>> START DATA EXCERPT
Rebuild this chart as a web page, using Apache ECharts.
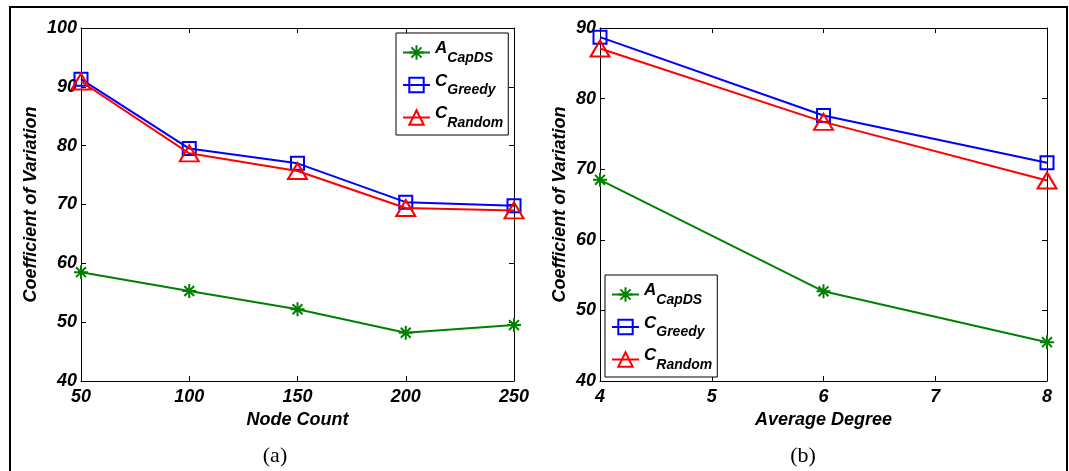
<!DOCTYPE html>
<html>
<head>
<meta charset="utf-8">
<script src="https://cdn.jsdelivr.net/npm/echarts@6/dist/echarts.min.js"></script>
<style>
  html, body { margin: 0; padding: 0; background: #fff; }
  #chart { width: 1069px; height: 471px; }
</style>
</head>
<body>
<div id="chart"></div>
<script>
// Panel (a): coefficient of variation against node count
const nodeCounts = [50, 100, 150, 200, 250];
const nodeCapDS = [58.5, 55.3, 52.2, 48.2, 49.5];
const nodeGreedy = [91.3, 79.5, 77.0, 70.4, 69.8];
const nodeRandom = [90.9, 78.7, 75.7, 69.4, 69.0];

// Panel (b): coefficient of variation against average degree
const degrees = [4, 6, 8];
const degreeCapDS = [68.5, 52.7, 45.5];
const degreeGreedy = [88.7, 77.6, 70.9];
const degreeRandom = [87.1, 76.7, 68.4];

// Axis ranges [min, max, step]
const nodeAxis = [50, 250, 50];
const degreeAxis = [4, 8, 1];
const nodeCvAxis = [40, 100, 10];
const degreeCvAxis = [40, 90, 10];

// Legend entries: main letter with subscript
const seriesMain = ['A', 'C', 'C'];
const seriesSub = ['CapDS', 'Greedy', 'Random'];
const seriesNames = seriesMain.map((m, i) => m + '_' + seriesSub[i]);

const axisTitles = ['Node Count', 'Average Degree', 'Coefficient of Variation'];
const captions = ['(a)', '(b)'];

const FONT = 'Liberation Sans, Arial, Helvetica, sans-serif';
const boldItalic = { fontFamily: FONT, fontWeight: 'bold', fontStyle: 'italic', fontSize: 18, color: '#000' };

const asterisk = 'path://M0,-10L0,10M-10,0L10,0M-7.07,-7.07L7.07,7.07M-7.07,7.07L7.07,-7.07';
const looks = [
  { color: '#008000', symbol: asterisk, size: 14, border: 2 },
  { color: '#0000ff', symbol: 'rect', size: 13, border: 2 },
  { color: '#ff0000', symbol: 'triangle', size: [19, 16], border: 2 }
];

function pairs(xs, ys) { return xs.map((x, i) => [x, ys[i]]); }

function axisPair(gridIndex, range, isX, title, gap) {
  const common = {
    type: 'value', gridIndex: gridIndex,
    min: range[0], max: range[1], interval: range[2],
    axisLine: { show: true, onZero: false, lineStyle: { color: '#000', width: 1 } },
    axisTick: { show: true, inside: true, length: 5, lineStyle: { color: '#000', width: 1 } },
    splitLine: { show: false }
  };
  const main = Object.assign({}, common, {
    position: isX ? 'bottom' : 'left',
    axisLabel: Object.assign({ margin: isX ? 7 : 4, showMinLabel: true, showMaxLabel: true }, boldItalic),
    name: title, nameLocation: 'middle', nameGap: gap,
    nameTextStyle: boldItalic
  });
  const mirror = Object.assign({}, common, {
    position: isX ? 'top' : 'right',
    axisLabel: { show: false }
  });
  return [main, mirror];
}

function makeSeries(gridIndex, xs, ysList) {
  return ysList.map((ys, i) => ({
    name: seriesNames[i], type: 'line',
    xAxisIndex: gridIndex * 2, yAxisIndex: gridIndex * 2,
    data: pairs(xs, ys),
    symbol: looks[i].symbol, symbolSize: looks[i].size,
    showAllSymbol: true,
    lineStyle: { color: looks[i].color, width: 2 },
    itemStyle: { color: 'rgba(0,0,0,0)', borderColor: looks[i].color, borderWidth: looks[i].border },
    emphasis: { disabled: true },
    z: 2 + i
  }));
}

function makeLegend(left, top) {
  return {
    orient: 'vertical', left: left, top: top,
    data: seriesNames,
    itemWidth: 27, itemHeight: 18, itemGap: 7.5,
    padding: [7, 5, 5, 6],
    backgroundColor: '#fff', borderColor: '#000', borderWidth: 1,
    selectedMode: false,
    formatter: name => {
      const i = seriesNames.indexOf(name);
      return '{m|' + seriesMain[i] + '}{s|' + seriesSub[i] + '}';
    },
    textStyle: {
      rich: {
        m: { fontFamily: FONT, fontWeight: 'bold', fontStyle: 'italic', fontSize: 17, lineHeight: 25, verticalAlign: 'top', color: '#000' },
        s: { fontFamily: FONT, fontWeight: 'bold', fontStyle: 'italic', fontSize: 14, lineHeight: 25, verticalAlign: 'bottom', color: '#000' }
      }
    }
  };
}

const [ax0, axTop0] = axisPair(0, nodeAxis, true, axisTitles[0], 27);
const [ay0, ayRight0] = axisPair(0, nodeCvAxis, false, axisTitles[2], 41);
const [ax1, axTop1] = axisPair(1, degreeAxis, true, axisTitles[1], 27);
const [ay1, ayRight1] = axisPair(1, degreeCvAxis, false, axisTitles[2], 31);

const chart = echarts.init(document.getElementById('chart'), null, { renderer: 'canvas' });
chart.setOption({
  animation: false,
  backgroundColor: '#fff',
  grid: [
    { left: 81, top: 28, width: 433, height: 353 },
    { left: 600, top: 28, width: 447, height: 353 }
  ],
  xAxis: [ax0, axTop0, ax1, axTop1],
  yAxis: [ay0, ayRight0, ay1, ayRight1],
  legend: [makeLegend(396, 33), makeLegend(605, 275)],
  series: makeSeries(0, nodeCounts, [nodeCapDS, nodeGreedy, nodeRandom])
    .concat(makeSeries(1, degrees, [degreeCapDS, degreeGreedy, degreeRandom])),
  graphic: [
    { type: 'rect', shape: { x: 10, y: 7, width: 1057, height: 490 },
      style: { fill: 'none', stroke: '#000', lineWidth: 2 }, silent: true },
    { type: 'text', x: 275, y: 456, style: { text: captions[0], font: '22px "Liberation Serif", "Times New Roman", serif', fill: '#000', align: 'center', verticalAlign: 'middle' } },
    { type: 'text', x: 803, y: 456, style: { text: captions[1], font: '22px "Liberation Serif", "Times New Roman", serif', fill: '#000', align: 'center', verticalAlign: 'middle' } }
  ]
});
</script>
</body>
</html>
>> END DATA EXCERPT
EXERCISE INSTRUCTIONS
All of the lines above should be printed exactly, minus the pictures.

ANSWER BELOW
Rebuild this chart as a web page, using Apache ECharts.
<!DOCTYPE html>
<html>
<head>
<meta charset="utf-8">
<script src="https://cdn.jsdelivr.net/npm/echarts@6/dist/echarts.min.js"></script>
<style>
  html, body { margin: 0; padding: 0; background: #fff; }
  #chart { width: 1069px; height: 471px; }
</style>
</head>
<body>
<div id="chart"></div>
<script>
// Panel (a): coefficient of variation against node count
const nodeCounts = [50, 100, 150, 200, 250];
const nodeCapDS = [58.5, 55.3, 52.2, 48.2, 49.5];
const nodeGreedy = [91.3, 79.5, 77.0, 70.4, 69.8];
const nodeRandom = [90.9, 78.7, 75.7, 69.4, 69.0];

// Panel (b): coefficient of variation against average degree
const degrees = [4, 6, 8];
const degreeCapDS = [68.5, 52.7, 45.5];
const degreeGreedy = [88.7, 77.6, 70.9];
const degreeRandom = [87.1, 76.7, 68.4];

// Axis ranges [min, max, step]
const nodeAxis = [50, 250, 50];
const degreeAxis = [4, 8, 1];
const nodeCvAxis = [40, 100, 10];
const degreeCvAxis = [40, 90, 10];

// Legend entries: main letter with subscript
const seriesMain = ['A', 'C', 'C'];
const seriesSub = ['CapDS', 'Greedy', 'Random'];
const seriesNames = seriesMain.map((m, i) => m + '_' + seriesSub[i]);

const axisTitles = ['Node Count', 'Average Degree', 'Coefficient of Variation'];
const captions = ['(a)', '(b)'];

const FONT = 'Liberation Sans, Arial, Helvetica, sans-serif';
const boldItalic = { fontFamily: FONT, fontWeight: 'bold', fontStyle: 'italic', fontSize: 18, color: '#000' };

const asterisk = 'path://M0,-10L0,10M-10,0L10,0M-7.07,-7.07L7.07,7.07M-7.07,7.07L7.07,-7.07';
const looks = [
  { color: '#008000', symbol: asterisk, size: 14, border: 2 },
  { color: '#0000ff', symbol: 'rect', size: 13, border: 2 },
  { color: '#ff0000', symbol: 'triangle', size: [19, 16], border: 2 }
];

function pairs(xs, ys) { return xs.map((x, i) => [x, ys[i]]); }

function axisPair(gridIndex, range, isX, title, gap) {
  const common = {
    type: 'value', gridIndex: gridIndex,
    min: range[0], max: range[1], interval: range[2],
    axisLine: { show: true, onZero: false, lineStyle: { color: '#000', width: 1 } },
    axisTick: { show: true, inside: true, length: 5, lineStyle: { color: '#000', width: 1 } },
    splitLine: { show: false }
  };
  const main = Object.assign({}, common, {
    position: isX ? 'bottom' : 'left',
    axisLabel: Object.assign({ margin: isX ? 7 : 4, showMinLabel: true, showMaxLabel: true }, boldItalic),
    name: title, nameLocation: 'middle', nameGap: gap,
    nameTextStyle: boldItalic
  });
  const mirror = Object.assign({}, common, {
    position: isX ? 'top' : 'right',
    axisLabel: { show: false }
  });
  return [main, mirror];
}

function makeSeries(gridIndex, xs, ysList) {
  return ysList.map((ys, i) => ({
    name: seriesNames[i], type: 'line',
    xAxisIndex: gridIndex * 2, yAxisIndex: gridIndex * 2,
    data: pairs(xs, ys),
    symbol: looks[i].symbol, symbolSize: looks[i].size,
    showAllSymbol: true,
    lineStyle: { color: looks[i].color, width: 2 },
    itemStyle: { color: 'rgba(0,0,0,0)', borderColor: looks[i].color, borderWidth: looks[i].border },
    emphasis: { disabled: true },
    z: 2 + i
  }));
}

function makeLegend(left, top) {
  return {
    orient: 'vertical', left: left, top: top,
    data: seriesNames,
    itemWidth: 27, itemHeight: 18, itemGap: 7.5,
    padding: [7, 5, 5, 6],
    backgroundColor: '#fff', borderColor: '#000', borderWidth: 1,
    selectedMode: false,
    formatter: name => {
      const i = seriesNames.indexOf(name);
      return '{m|' + seriesMain[i] + '}{s|' + seriesSub[i] + '}';
    },
    textStyle: {
      rich: {
        m: { fontFamily: FONT, fontWeight: 'bold', fontStyle: 'italic', fontSize: 17, lineHeight: 25, verticalAlign: 'top', color: '#000' },
        s: { fontFamily: FONT, fontWeight: 'bold', fontStyle: 'italic', fontSize: 14, lineHeight: 25, verticalAlign: 'bottom', color: '#000' }
      }
    }
  };
}

const [ax0, axTop0] = axisPair(0, nodeAxis, true, axisTitles[0], 27);
const [ay0, ayRight0] = axisPair(0, nodeCvAxis, false, axisTitles[2], 41);
const [ax1, axTop1] = axisPair(1, degreeAxis, true, axisTitles[1], 27);
const [ay1, ayRight1] = axisPair(1, degreeCvAxis, false, axisTitles[2], 31);

const chart = echarts.init(document.getElementById('chart'), null, { renderer: 'canvas' });
chart.setOption({
  animation: false,
  backgroundColor: '#fff',
  grid: [
    { left: 81, top: 28, width: 433, height: 353 },
    { left: 600, top: 28, width: 447, height: 353 }
  ],
  xAxis: [ax0, axTop0, ax1, axTop1],
  yAxis: [ay0, ayRight0, ay1, ayRight1],
  legend: [makeLegend(396, 33), makeLegend(605, 275)],
  series: makeSeries(0, nodeCounts, [nodeCapDS, nodeGreedy, nodeRandom])
    .concat(makeSeries(1, degrees, [degreeCapDS, degreeGreedy, degreeRandom])),
  graphic: [
    { type: 'rect', shape: { x: 10, y: 7, width: 1057, height: 490 },
      style: { fill: 'none', stroke: '#000', lineWidth: 2 }, silent: true },
    { type: 'text', x: 275, y: 456, style: { text: captions[0], font: '22px "Liberation Serif", "Times New Roman", serif', fill: '#000', align: 'center', verticalAlign: 'middle' } },
    { type: 'text', x: 803, y: 456, style: { text: captions[1], font: '22px "Liberation Serif", "Times New Roman", serif', fill: '#000', align: 'center', verticalAlign: 'middle' } }
  ]
});
</script>
</body>
</html>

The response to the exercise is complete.